The Fed has hit a clear liquidity inflection after two years of balance sheet contraction. Since April 2022, assets are down about US$2.4T to ~US$6.6T and the Overnight Reverse Repo Facility has fallen from US$2.4T to ~US$10B, signalling scarce excess cash. The Fed will end QT on 1 December 2025, reinvesting Treasuries and redirecting agency mortgage-backed securities into Treasuries, alongside the October 25bp cut to 3.75–4.00%. That puts US$40–50B/month of price-insensitive demand back into the market, anchoring the long end and reducing upside yield risk as reserves stabilise.

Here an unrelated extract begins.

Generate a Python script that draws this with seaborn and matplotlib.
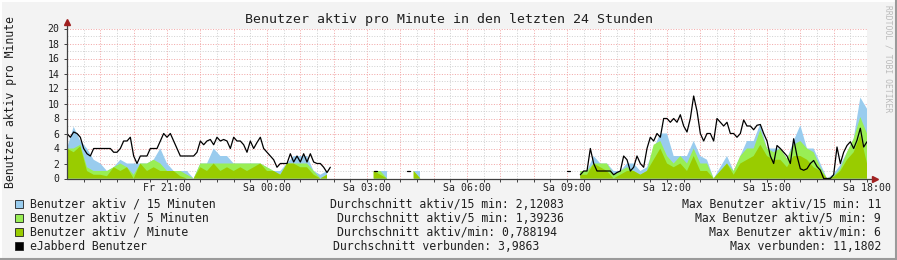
import numpy as np
import pandas as pd
import matplotlib
matplotlib.use("Agg")
import matplotlib.pyplot as plt
import seaborn as sns
from matplotlib.patches import Rectangle
from matplotlib.lines import Line2D

nan = np.nan

# ---------------- data (Fr 18:00 .. Sa 18:00) ----------------
# 12-minute samples, 121 points
aktiv_15min = ([4, 6.9, 5, 4, 2.5, 2, 1, 1.5, 2.5, 2, 2, 2, 2, 2.5, 4, 2, 1, 1, 1, 0,
                2, 2, 4, 3, 3, 2, 2, 2, 2, 2, 1.5, 1, 1, 2, 3, 3, 3, 1, 0.5, 1]
               + [nan] * 6 + [1, 1, 1] + [nan] * 3 + [1, 1] + [nan] * 23
               + [1, 1, 3, 2, 2, 1, 1, 2, 2, 1, 1.5, 4, 6, 6, 3, 3, 3, 5, 3, 2.5, 0, 1.5,
                  3, 1, 3, 5, 5, 7.3, 4, 4, 4, 2.6, 5, 7.1, 4, 4, 2, 0, 0.6, 1.8, 3.5, 5.3,
                  10.8, 9.3])
aktiv_5min = ([4, 4, 4.5, 1.5, 1, 1, 1, 1.5, 2, 1.5, 0.5, 2, 2, 2.5, 2, 1, 1, 1, 0.5, 0,
               2, 2, 2, 2, 2, 2, 2, 2, 2, 2, 1.5, 1, 0.5, 2, 2, 2, 2, 1, 0, 0.5]
              + [nan] * 6 + [1, 1, 0] + [nan] * 3 + [1, 0] + [nan] * 23
              + [1, 1, 2, 2, 2, 0.5, 1, 1.5, 1, 0.5, 1, 4.5, 5, 3, 2, 3, 2, 4, 2, 2, 0, 1,
                 2, 1, 3, 4, 4, 6.5, 4, 3.5, 4, 2.6, 4.5, 5, 4, 3.5, 1.5, 0, 0.3, 1.3, 3.5,
                 5.3, 8.2, 6])
aktiv_1min = ([4, 3.5, 4.3, 1, 0.5, 0.5, 0.3, 1.5, 1, 1.5, 0, 2, 1, 1.5, 1, 1, 1, 0.3, 0, 0,
               1.5, 1, 2, 1, 1.5, 1, 1.5, 1, 1.5, 2, 1, 1, 0.5, 2, 2, 1.5, 1.5, 0.5, 0, 0.5]
              + [nan] * 6 + [1, 0.5, 0] + [nan] * 3 + [1, 0] + [nan] * 23
              + [0.5, 0.5, 2, 1.5, 1, 0, 0.5, 1, 1, 0.5, 1, 2.5, 4, 2, 1.5, 2, 1, 3, 1, 1,
                 0, 1, 2, 0.5, 2, 2.5, 3, 4.5, 3, 2.5, 2.5, 1.5, 3, 3, 2.5, 1.5, 1, 0, 0.2,
                 1, 2.5, 3.5, 5.8, 2])
# 6-minute samples, 241 points
ejabberd = ([6, 5.5, 6.2, 6, 5.5, 4, 3.3, 3, 4, 4,
             4, 4, 4, 4, 3.5, 3.5, 4, 5, 5, 5.5,
             3, 2, 3, 3, 3, 4, 4, 4, 5, 6,
             5.5, 6, 5, 4, 3, 3, 3, 3, 3, 3.5,
             5, 4.5, 5, 5.2, 4.5, 5.5, 5, 5.2, 5, 4,
             5.5, 5, 5, 4.5, 3.5, 5, 4, 4.8, 5.5, 4,
             3.5, 3, 2.5, 1.5, 2, 2, 2, 3.3, 2.2, 3,
             2.2, 3.3, 2.2, 3.3, 2.2, 2, 2, 1.5, 0.8, 1.5]
            + [nan] * 12 + [1, 1] + [nan] * 8 + [1, 1] + [nan] * 46 + [1, 1] + [nan] * 2
            + [0.5, 1, 1, 4, 2, 1, 1, 1, 1, 1,
               0.5, 0.8, 1, 3, 2.5, 1, 1.5, 3, 2, 1.5,
               4, 5.5, 5, 6, 5.5, 8,
               8, 7.5, 8, 7.5, 8.5, 7, 6.2, 8, 11, 9,
               6, 5, 6, 6, 5, 8, 7.5, 7, 7.5, 6,
               6, 5.5, 6, 7.8, 7, 7, 6.5, 7.1, 7.2, 6,
               5, 3, 2, 4.4, 4, 3.5, 3, 2, 5.3, 3,
               1.3, 1.1, 1.3, 2, 2.4, 1.6, 1.1, 0, 0, 0,
               0.5, 4.2, 2, 3.5, 4.4, 4.9, 4, 5.1, 6.7, 4.2,
               4.9])

tick_hours = [3, 6, 9, 12, 15, 18, 21, 24]
tick_labels = ["Fr 21:00", "Sa 00:00", "Sa 03:00", "Sa 06:00",
               "Sa 09:00", "Sa 12:00", "Sa 15:00", "Sa 18:00"]
series_names = ["Benutzer aktiv / 15 Minuten", "Benutzer aktiv / 5 Minuten",
                "Benutzer aktiv / Minute", "eJabberd Benutzer"]
avg_texts = ["Durchschnitt aktiv/15 min: 2,12083", "Durchschnitt aktiv/5 min: 1,39236",
             "Durchschnitt aktiv/min: 0,788194", "Durchschnitt verbunden: 3,9863"]
max_texts = ["Max Benutzer aktiv/15 min: 11", "Max Benutzer aktiv/5 min: 9",
             "Max Benutzer aktiv/min: 6", "Max verbunden: 11,1802"]
colors = ["#99CCEE", "#99EE55", "#99CC00", "#000000"]

# ---------------- figure ----------------
sns.set_style("white")
plt.rcParams['font.family'] = ['DejaVu Sans Mono']

W, H = 897, 260
fig = plt.figure(figsize=(W / 100, H / 100), dpi=100, facecolor='#F3F3F3')
ax = fig.add_axes([67 / W, (H - 178.5) / H, 800 / W, 150 / H])
ax.set_facecolor('white')

h12 = np.arange(len(aktiv_15min)) * 0.2
h6 = np.arange(len(ejabberd)) * 0.1

# grid (dotted)
red = '#F2A8A8'
gray = '#D2D2D2'
for h in np.arange(0.5, 24.01, 0.5):
    ax.axvline(h, color=red if abs(h - round(h)) < 1e-9 else gray,
               lw=0.72, ls=(0, (1, 1.6)), zorder=1)
for v in range(1, 21):
    ax.axhline(v, color=red if v % 2 == 0 else gray, lw=0.72, ls=(0, (1, 1.6)), zorder=1)

# areas
for vals, c, z in [(aktiv_15min, colors[0], 2), (aktiv_5min, colors[1], 3), (aktiv_1min, colors[2], 4)]:
    ax.fill_between(h12, 0, np.array(vals, dtype=float), color=c, lw=0, zorder=z)

# black line
ej = np.array(ejabberd, dtype=float)
df = pd.DataFrame({'h': h6, 'v': ej, 'seg': np.cumsum(np.isnan(ej))}).dropna()
sns.lineplot(data=df, x='h', y='v', units='seg', estimator=None, color='black',
             lw=0.9, ax=ax, legend=False, zorder=6)

ax.set_xlim(0, 24)
ax.set_ylim(0, 20)
ax.set_xlabel('')
ax.set_ylabel('')
for s in ax.spines.values():
    s.set_visible(False)

# axes lines with arrows
axis_col = '#404040'
ax.plot([0, 24.2], [0, 0], color=axis_col, lw=0.9, clip_on=False, zorder=7)
ax.plot([0, 0], [0, 20.8], color=axis_col, lw=0.9, clip_on=False, zorder=7)
ax.plot([24.25], [0], marker='>', ms=4.5, color='#A02020', mec='#A02020', clip_on=False, zorder=8)
ax.plot([0], [20.85], marker='^', ms=4.5, color='#A02020', mec='#A02020', clip_on=False, zorder=8)

# ticks
ax.set_xticks(tick_hours)
ax.set_xticklabels(tick_labels, fontsize=7.1, color='#202020')
ax.set_xticks(np.arange(0.5, 24.01, 0.5), minor=True)
ax.set_yticks(range(0, 21, 2))
ax.set_yticklabels([str(v) for v in range(0, 21, 2)], fontsize=7.1, color='#202020')
ax.tick_params(axis='x', which='both', length=2, width=0.7, color=axis_col, pad=1.5, direction='out', bottom=True)
ax.tick_params(axis='y', which='both', length=2, width=0.7, color=axis_col, pad=3.5, direction='out', left=True)

# title & labels
fig.text(0.5, 1 - 19 / H, "Benutzer aktiv pro Minute in den letzten 24 Stunden",
         ha='center', va='center', fontsize=9.5, color='#202020')
fig.text(11 / W, 1 - 102 / H, "Benutzer aktiv pro Minute", rotation=90,
         ha='center', va='center', fontsize=8.3, color='#202020')
fig.text(888 / W, 1 - 5 / H, "RRDTOOL / TOBI OETIKER", rotation=270,
         ha='center', va='top', fontsize=5.8, color='#BBBBBB')

# legend
row_y = [204, 218, 232, 246]
avg_x = [330, 336.7, 336.7, 333]
for k in range(4):
    y = row_y[k]
    fig.patches.append(Rectangle((15 / W, 1 - (y + 4) / H), 8 / W, 8 / H,
                                 facecolor=colors[k], edgecolor='#202020', lw=0.6,
                                 transform=fig.transFigure, figure=fig))
    fig.text(30 / W, 1 - y / H, series_names[k], ha='left', va='center', fontsize=8.3, color='#202020')
    fig.text(avg_x[k] / W, 1 - y / H, avg_texts[k], ha='left', va='center', fontsize=8.3, color='#202020')
    fig.text(881 / W, 1 - y / H, max_texts[k], ha='right', va='center', fontsize=8.3, color='#202020')

# 3D frame
fig.lines.append(Line2D([0, 1], [1 - 0.5 / H, 1 - 0.5 / H], color='white', lw=1.4, transform=fig.transFigure))
fig.lines.append(Line2D([0.5 / W, 0.5 / W], [0, 1], color='white', lw=1.4, transform=fig.transFigure))
fig.lines.append(Line2D([0, 1], [1 / H, 1 / H], color='#9A9A9A', lw=1.5, transform=fig.transFigure))
fig.lines.append(Line2D([1 - 1 / W, 1 - 1 / W], [0, 1], color='#9A9A9A', lw=1.5, transform=fig.transFigure))

fig.savefig("out.png", dpi=100, facecolor=fig.get_facecolor())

In Australia, a hotter CPI delays RBA cuts, but our medium-term view stays disinflationary, helped by China’s PPI deflation and softer domestic demand. Capped global yields plus a cautious RBA improve underwriting visibility: lower-volatility term rates and deeper bond liquidity support valuations, refinancing and deal flow. This is a constructive setting for senior, asset-backed private credit. Better liquidity and a capped risk-free rate improve exits without loosening covenants. We’ve already seen ~A$575m of repayments and ~A$840m of deployments YTD and expect ~A$700m of further repayments and ~A$1.5bn of new funding over 12 months as conditions ease into 2026.